PROBLEM:
Tally the lines that include the word "this" and reply with nothing but the total.
※
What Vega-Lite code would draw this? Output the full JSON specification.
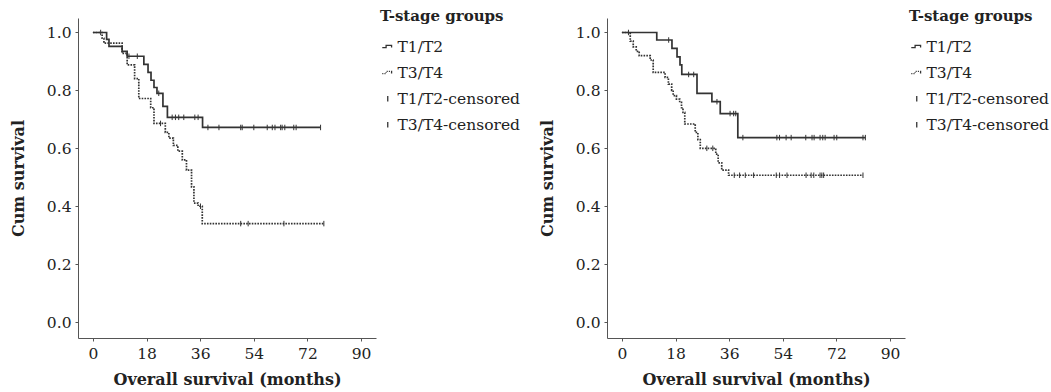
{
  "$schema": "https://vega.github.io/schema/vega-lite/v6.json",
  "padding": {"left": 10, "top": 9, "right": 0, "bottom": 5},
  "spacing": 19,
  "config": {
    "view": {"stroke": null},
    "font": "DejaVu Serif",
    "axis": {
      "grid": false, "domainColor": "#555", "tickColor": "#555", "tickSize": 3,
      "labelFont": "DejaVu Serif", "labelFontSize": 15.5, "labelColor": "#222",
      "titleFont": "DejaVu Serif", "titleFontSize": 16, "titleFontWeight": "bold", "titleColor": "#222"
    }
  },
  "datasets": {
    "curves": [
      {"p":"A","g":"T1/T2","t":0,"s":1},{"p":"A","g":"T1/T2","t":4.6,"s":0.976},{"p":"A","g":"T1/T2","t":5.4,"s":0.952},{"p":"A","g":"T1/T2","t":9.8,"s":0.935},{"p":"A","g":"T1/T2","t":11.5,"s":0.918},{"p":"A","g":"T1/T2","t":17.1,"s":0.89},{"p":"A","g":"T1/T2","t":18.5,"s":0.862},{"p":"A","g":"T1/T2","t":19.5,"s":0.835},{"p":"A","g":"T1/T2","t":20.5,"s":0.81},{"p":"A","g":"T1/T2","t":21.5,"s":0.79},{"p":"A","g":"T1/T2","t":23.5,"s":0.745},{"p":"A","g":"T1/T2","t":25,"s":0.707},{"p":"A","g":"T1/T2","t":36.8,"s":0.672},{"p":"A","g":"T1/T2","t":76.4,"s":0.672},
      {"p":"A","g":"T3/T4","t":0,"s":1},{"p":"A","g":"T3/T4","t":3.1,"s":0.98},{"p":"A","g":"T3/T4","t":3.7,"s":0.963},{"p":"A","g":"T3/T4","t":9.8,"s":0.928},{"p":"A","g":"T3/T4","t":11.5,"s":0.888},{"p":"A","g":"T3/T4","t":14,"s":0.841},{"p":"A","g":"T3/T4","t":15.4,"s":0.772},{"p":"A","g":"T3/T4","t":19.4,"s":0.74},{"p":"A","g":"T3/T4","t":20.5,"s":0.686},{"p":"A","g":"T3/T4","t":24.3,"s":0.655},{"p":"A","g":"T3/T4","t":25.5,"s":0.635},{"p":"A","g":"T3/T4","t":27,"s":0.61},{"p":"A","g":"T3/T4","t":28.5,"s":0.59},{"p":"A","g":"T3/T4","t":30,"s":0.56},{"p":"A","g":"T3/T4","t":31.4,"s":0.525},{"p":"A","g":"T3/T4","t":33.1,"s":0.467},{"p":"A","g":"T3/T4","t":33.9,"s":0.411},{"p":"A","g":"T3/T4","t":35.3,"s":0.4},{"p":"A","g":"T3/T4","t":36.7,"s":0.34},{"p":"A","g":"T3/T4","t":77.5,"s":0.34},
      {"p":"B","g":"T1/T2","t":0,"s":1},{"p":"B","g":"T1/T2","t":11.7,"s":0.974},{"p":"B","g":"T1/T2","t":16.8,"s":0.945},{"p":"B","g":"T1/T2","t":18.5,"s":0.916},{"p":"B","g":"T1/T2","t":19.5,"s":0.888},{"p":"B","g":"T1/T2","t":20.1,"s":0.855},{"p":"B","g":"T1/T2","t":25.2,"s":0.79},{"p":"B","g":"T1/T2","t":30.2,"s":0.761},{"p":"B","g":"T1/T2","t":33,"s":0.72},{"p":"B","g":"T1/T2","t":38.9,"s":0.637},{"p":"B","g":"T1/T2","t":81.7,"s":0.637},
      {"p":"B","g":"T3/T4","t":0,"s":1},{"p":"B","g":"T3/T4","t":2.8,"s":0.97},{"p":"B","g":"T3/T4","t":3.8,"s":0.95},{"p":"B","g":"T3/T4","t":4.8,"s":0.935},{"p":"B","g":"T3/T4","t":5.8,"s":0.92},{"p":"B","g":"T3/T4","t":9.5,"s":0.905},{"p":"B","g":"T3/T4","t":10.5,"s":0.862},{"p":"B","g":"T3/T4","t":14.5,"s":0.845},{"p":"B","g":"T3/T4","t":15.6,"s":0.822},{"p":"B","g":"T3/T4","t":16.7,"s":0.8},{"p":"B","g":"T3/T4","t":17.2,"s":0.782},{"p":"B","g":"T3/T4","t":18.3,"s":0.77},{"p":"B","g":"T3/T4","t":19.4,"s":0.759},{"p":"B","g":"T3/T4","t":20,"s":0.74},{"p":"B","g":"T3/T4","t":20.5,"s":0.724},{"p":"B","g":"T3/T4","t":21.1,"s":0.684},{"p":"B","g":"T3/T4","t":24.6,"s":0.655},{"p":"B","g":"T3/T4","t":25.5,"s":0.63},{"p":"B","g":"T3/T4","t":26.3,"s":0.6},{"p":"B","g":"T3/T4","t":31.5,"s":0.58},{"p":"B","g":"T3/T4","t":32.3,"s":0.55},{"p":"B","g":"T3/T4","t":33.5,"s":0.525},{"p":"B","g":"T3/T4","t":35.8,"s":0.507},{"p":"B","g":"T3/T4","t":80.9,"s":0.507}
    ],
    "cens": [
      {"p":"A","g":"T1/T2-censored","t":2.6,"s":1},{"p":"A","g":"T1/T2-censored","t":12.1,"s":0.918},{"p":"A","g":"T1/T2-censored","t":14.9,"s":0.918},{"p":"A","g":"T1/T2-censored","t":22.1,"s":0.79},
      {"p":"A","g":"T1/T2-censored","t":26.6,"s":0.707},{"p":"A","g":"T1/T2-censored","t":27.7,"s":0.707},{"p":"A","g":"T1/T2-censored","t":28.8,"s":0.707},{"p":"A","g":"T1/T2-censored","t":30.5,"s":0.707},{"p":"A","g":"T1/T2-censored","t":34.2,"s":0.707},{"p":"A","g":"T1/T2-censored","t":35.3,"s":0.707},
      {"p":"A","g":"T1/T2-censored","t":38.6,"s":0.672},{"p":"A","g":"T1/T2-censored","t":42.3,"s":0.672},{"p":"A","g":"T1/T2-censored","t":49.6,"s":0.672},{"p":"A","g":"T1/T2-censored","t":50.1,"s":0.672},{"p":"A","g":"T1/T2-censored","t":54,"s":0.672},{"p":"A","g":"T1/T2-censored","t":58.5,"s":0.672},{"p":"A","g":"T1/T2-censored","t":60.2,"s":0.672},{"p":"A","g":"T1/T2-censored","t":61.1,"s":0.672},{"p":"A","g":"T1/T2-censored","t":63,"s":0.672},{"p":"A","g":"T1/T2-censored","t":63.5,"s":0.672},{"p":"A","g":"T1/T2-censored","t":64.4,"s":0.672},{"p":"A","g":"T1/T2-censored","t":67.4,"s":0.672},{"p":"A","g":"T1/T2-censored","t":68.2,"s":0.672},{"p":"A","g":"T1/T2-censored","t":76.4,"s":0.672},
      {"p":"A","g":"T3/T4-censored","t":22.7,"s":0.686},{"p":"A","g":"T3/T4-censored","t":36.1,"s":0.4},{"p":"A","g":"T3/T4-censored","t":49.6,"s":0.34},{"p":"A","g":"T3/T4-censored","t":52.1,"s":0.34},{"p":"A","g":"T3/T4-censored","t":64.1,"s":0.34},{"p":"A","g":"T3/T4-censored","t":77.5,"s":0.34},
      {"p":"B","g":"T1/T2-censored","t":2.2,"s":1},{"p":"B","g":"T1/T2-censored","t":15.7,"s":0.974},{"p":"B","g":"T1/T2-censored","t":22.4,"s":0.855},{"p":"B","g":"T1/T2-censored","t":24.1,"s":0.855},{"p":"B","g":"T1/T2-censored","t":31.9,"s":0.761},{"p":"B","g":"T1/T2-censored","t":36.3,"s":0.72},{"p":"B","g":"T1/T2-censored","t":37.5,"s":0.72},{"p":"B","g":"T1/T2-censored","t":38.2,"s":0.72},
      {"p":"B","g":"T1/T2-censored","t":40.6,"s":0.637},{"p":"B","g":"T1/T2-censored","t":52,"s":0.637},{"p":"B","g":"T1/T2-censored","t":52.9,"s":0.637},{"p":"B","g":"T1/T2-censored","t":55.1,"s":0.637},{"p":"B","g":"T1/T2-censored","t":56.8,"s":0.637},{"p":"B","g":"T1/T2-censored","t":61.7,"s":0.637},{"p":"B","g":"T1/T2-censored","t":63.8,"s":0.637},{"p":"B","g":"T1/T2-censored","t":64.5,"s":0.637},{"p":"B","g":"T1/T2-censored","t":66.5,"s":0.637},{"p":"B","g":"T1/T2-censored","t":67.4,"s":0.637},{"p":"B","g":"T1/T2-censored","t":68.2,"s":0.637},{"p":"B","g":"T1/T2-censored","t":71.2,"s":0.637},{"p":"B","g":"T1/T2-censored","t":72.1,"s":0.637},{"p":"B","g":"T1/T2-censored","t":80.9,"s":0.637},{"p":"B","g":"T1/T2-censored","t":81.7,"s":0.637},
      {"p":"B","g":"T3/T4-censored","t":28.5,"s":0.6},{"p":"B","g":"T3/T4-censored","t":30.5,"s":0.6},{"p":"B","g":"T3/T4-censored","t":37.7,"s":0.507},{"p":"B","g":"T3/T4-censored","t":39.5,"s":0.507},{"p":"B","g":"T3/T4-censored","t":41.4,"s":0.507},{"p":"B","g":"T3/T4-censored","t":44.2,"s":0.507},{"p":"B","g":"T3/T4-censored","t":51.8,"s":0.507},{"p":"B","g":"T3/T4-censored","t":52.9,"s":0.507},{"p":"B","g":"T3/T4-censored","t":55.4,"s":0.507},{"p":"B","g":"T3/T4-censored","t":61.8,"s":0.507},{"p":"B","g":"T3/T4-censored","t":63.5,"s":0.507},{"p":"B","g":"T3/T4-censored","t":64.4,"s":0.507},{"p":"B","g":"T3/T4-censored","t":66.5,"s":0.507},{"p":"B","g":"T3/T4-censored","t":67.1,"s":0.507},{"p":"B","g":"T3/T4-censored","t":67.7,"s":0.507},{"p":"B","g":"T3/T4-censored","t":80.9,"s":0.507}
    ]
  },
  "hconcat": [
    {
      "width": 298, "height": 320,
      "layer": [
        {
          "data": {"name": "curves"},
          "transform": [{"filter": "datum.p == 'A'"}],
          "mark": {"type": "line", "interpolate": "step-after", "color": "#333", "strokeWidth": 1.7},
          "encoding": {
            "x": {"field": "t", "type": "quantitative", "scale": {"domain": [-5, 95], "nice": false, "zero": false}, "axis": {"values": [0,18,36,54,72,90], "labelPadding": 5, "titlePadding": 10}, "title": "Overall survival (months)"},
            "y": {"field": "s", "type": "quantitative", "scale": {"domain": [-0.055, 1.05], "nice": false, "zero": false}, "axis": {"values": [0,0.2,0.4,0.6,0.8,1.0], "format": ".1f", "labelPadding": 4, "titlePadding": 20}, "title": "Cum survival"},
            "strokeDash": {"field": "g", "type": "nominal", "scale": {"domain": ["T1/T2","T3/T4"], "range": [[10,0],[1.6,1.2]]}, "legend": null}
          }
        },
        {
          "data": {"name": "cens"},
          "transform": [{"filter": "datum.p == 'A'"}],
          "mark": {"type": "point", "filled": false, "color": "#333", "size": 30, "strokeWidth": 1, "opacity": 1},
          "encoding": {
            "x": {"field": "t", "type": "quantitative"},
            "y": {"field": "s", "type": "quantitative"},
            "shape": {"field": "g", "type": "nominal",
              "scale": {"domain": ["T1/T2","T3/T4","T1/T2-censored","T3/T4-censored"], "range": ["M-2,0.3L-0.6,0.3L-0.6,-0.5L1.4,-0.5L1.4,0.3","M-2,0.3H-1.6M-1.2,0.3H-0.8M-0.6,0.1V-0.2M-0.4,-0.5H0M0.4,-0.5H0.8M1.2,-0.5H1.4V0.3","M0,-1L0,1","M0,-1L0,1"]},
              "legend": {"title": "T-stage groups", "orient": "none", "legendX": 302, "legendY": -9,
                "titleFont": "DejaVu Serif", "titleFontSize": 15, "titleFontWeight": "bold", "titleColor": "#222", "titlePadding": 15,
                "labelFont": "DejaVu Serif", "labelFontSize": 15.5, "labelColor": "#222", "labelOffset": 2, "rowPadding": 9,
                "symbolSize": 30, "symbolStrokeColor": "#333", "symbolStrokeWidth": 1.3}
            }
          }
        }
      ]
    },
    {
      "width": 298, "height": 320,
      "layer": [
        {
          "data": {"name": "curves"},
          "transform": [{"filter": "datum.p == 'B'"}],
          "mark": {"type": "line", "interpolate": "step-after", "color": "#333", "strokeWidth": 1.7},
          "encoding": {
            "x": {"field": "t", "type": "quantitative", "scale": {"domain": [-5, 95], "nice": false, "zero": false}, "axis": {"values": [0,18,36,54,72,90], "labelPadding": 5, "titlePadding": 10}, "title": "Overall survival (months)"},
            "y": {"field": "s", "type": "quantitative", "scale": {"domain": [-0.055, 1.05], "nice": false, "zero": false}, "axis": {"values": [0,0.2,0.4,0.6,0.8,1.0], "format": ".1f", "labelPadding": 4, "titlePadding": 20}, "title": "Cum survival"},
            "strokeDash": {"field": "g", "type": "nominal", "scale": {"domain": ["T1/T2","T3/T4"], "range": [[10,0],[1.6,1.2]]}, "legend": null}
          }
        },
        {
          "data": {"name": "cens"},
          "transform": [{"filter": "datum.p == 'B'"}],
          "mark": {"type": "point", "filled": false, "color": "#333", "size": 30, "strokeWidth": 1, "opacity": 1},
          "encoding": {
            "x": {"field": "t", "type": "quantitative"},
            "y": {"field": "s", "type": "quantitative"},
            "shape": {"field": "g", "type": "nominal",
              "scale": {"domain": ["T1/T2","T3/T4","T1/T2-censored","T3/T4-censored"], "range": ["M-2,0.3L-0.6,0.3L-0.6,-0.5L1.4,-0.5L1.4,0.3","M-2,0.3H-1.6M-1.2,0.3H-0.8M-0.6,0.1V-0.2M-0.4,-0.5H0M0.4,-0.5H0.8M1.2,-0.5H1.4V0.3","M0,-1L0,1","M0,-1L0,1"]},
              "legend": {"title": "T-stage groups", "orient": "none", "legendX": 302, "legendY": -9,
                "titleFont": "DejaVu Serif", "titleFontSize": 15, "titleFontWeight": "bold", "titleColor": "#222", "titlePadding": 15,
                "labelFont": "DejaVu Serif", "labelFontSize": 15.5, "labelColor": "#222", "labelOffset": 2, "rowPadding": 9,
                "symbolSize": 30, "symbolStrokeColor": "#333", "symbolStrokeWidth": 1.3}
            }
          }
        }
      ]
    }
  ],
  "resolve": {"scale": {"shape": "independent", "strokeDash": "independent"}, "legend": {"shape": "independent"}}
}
※
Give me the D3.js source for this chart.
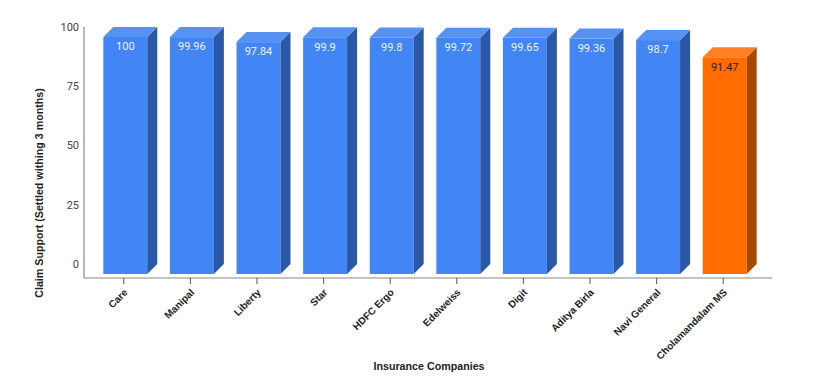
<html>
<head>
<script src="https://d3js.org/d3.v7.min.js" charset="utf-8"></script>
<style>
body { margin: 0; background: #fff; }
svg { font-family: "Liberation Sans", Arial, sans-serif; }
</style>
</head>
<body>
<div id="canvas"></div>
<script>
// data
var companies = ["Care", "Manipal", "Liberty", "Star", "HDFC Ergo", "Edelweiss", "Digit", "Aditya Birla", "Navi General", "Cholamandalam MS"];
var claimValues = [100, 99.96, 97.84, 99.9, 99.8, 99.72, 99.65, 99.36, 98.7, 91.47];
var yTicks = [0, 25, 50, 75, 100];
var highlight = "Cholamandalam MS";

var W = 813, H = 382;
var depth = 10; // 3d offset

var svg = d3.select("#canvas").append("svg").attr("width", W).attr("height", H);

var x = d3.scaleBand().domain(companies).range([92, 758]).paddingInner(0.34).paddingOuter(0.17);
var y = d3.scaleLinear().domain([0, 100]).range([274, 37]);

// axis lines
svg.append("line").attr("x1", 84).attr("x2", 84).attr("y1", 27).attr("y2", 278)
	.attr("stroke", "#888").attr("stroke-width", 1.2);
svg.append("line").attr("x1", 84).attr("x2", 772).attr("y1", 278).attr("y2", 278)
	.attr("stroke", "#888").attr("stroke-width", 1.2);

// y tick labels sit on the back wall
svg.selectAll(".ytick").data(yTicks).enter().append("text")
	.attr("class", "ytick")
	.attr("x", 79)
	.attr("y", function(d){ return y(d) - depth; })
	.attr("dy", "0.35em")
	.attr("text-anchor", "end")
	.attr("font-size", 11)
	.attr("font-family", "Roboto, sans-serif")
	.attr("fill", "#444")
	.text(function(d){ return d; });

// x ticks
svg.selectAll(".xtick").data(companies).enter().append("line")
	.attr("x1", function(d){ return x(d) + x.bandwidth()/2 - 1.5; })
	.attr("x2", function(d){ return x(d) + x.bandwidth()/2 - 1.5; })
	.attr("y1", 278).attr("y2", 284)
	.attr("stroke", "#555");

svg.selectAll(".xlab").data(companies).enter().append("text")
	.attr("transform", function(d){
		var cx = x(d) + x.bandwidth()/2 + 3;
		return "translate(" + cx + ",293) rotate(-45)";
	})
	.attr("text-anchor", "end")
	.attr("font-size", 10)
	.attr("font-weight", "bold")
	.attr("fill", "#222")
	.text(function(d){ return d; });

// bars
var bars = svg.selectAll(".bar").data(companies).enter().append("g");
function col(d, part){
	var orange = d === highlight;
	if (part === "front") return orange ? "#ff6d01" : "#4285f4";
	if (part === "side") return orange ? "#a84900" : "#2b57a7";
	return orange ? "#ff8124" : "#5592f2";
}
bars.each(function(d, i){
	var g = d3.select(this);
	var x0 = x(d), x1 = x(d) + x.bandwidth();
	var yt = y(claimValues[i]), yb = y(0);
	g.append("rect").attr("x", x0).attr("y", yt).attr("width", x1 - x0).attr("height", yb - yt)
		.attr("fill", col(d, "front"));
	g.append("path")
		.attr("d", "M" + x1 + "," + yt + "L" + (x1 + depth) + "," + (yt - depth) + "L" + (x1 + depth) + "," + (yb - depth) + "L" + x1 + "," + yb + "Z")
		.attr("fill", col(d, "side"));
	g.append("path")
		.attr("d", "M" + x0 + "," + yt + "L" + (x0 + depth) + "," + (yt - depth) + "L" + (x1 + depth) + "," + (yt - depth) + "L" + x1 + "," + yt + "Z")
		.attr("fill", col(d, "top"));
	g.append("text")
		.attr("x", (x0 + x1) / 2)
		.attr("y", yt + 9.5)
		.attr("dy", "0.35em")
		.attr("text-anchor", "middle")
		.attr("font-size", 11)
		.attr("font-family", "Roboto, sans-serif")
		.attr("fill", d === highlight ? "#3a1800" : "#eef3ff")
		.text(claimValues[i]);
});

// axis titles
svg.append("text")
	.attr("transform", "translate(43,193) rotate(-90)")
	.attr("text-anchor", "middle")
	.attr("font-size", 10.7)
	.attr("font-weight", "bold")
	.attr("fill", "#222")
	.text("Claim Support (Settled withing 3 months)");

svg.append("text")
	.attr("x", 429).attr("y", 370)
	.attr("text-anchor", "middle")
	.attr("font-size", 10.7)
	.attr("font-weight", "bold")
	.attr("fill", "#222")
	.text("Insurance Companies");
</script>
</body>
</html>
※
RESPONSE TO THE EXERCISE:
3